Toda nuestra inquieta historia política está relacionada con la Universidad de Guadalajara. Su clausura o su reapertura era señal de que estaba en el poder uno u otro de los dos bandos contendientes. Dos tendencias se disputaban la pauta educativa: la universidad reteniendo en su claustro de caracol el rumor de las disputas escolásticas y el Instituto del Estado, cuya fundación antagónica se debió a los hombres del gobierno liberal, organización más abierta al mundo y al clamor imperativo de la hora.
Como dos líneas que parten de un mismo punto y que después se separan hasta el infinito, hay dos tendencias: la que conspira a ejercitar las disciplinas escolares desentendiéndose de las realidades latentes de la vida y la que se preocupa sobre todo por hacer del hombre un factor de la contienda esencialmente práctica. Importa a la primera, sea cual fuere su fin, hacer de la inteligencia humana un instrumento para alcanzar su verdad teológica, o metafísica, o científica o artística, sin oír las necias disputas de los hombres.
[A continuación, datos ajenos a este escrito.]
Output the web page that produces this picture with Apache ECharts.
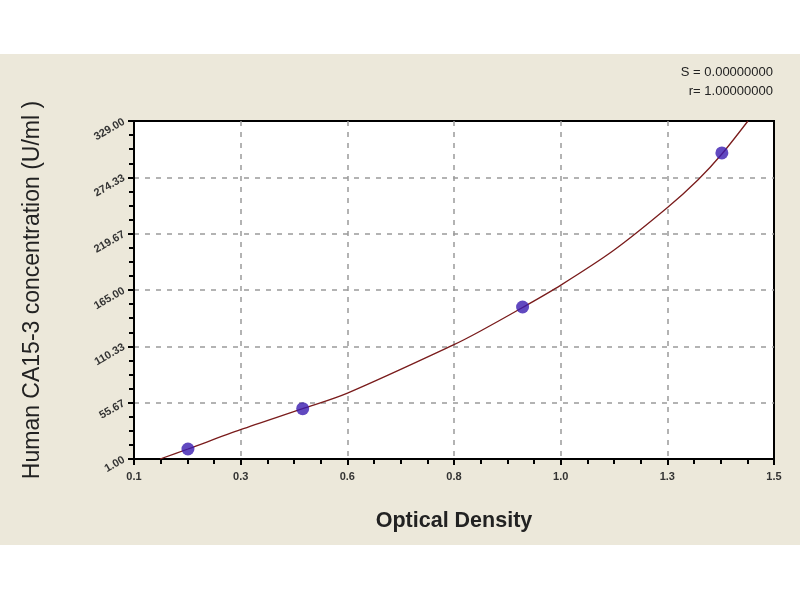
<!DOCTYPE html>
<html>
<head>
<meta charset="utf-8">
<script src="https://cdn.jsdelivr.net/npm/echarts@6/dist/echarts.min.js"></script>
<style>
html,body{margin:0;padding:0;background:#ffffff;}
#chart{width:800px;height:600px;}
</style>
</head>
<body>
<div id="chart"></div>
<script>
// Axis ranges and tick labels
const xMin = 0.1, xMax = 1.5;
const yMin = 1.0, yMax = 329.0;
const xTickLabels = ['0.1', '0.3', '0.6', '0.8', '1.0', '1.3', '1.5'];
const yTickLabels = ['1.00', '55.67', '110.33', '165.00', '219.67', '274.33', '329.00'];

// Standard points (optical density, concentration)
const stdOD = [0.218, 0.469, 0.950, 1.386];
const stdConc = [10.7, 49.8, 148.5, 298.0];

// Fitted curve, points
const curveOD = [0.157, 0.218, 0.333, 0.469, 0.567, 0.800, 0.857, 0.950, 1.033, 1.148, 1.267, 1.334, 1.386, 1.443];
const curveConc = [1.0, 10.7, 29.4, 49.8, 65.0, 112.0, 125.0, 148.0, 169.5, 203.0, 245.0, 272.0, 297.0, 329.0];

const statLines = ['S = 0.00000000', 'r= 1.00000000'];

const xSpan = xMax - xMin, ySpan = yMax - yMin;
const nTicks = xTickLabels.length - 1;

const chart = echarts.init(document.getElementById('chart'), null, {renderer: 'canvas'});

const tickFont = {fontFamily: 'Liberation Sans', fontSize: 11, fontWeight: 'bold', color: '#333'};
const gridLine = {show: true, showMinLine: false, showMaxLine: false, lineStyle: {color: '#9a9a9a', type: [5, 6], width: 1.5}};

chart.setOption({
  animation: false,
  backgroundColor: '#ffffff',
  graphic: [
    {type: 'rect', z: -10, silent: true, shape: {x: 0, y: 54, width: 800, height: 491}, style: {fill: '#ECE8DA'}},
    {type: 'text', right: 27, top: 66, z: 10, style: {text: statLines[0], fontFamily: 'Liberation Sans', fontSize: 13, fill: '#222', textAlign: 'right'}},
    {type: 'text', right: 27, top: 85, z: 10, style: {text: statLines[1], fontFamily: 'Liberation Sans', fontSize: 13, fill: '#222', textAlign: 'right'}}
  ],
  grid: {
    left: 134, right: 26, top: 121, bottom: 141,
    show: true, backgroundColor: '#ffffff', borderColor: '#000', borderWidth: 2
  },
  xAxis: {
    type: 'value',
    min: 0, max: xSpan, interval: xSpan / nTicks,
    name: 'Optical Density',
    nameLocation: 'middle', nameGap: 51,
    nameTextStyle: {fontFamily: 'Liberation Sans', fontSize: 21.5, fontWeight: 'bold', color: '#222'},
    axisLine: {lineStyle: {color: '#000', width: 2}},
    axisTick: {show: true, length: 6, lineStyle: {color: '#000', width: 2}},
    minorTick: {show: true, splitNumber: 4, length: 5, lineStyle: {color: '#000', width: 2}},
    splitLine: gridLine,
    axisLabel: Object.assign({margin: 12, formatter: function (v) {
      const i = Math.round(v / (xSpan / nTicks));
      return xTickLabels[i] !== undefined ? xTickLabels[i] : '';
    }}, tickFont)
  },
  yAxis: {
    type: 'value',
    min: 0, max: ySpan, interval: ySpan / nTicks,
    name: 'Human CA15-3 concentration (U/ml )',
    nameLocation: 'middle', nameGap: 90,
    nameTextStyle: {fontFamily: 'Liberation Sans', fontSize: 23, color: '#222'},
    axisLine: {lineStyle: {color: '#000', width: 2}},
    axisTick: {show: true, length: 6, lineStyle: {color: '#000', width: 2}},
    minorTick: {show: true, splitNumber: 4, length: 5, lineStyle: {color: '#000', width: 2}},
    splitLine: gridLine,
    axisLabel: Object.assign({margin: 10, rotate: 30, formatter: function (v) {
      const i = Math.round(v / (ySpan / nTicks));
      return yTickLabels[i] !== undefined ? yTickLabels[i] : '';
    }}, tickFont)
  },
  series: [
    {
      type: 'line',
      smooth: 0.3,
      showSymbol: false,
      silent: true,
      lineStyle: {color: '#7a1c1c', width: 1.3},
      data: curveOD.map((x, i) => [x - xMin, curveConc[i] - yMin]),
      z: 2
    },
    {
      type: 'scatter',
      symbol: 'circle',
      symbolSize: 13,
      itemStyle: {color: '#3a1cb0'},
      data: stdOD.map((x, i) => [x - xMin, stdConc[i] - yMin]),
      z: 3
    }
  ]
});
</script>
</body>
</html>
Su medio tiene que ser esencialmente de aristocracia intelectual y su centro, para decirlo con la palabra consagrada, la torre de marfil; y a la segunda, lo que persigue un fin únicamente práctico y utilitario.
Pero entre esas dos tendencias, como en el aurea mediocritas del poeta, estará quizás la verdad: en el medio está la virtud. Ya José Enrique Rodó, desde la tribuna apostólica de Ariel, resolvió con su pensamiento profundo y firme de maestro, ese problema que es de nosotros los latinoamericanos, más que de nadie, puesto que racialmente nos debatimos entre tan encontradas virtudes espirituales, que a las veces se exacerban en misticismos alucinantes y en groseros apetitos primitivos.
Es cierto que, como lo expresó Hamilton, “En el mundo sólo es grande el hombre, en el hombre sólo el espíritu”; pero ello no quiere decir que el alma sea únicamente una llama que implore trémula al cielo, sino el fuego sagrado, el calor que todo lo vivifica. Justo Sierra, ese gigante, reverso del gigante egoísta del cuento de Oscar Wilde, y que, como éste después de su iluminación de Damasco, siempre tuvo abiertas las entradas de sus huertos para que la juventud cogiera los frutos de oro de la sabiduría, dijo: “Toda contemplación debe ser el preámbulo de la acción”; que no es lícito al universitario pensar exclusivamente para sí mismo y que, si se pueden olvidar a las puertas del laboratorio el espíritu y la materia, como Claudio Bernard decía, “no podemos moralmente olvidarnos nunca ni de la humanidad ni de la patria”.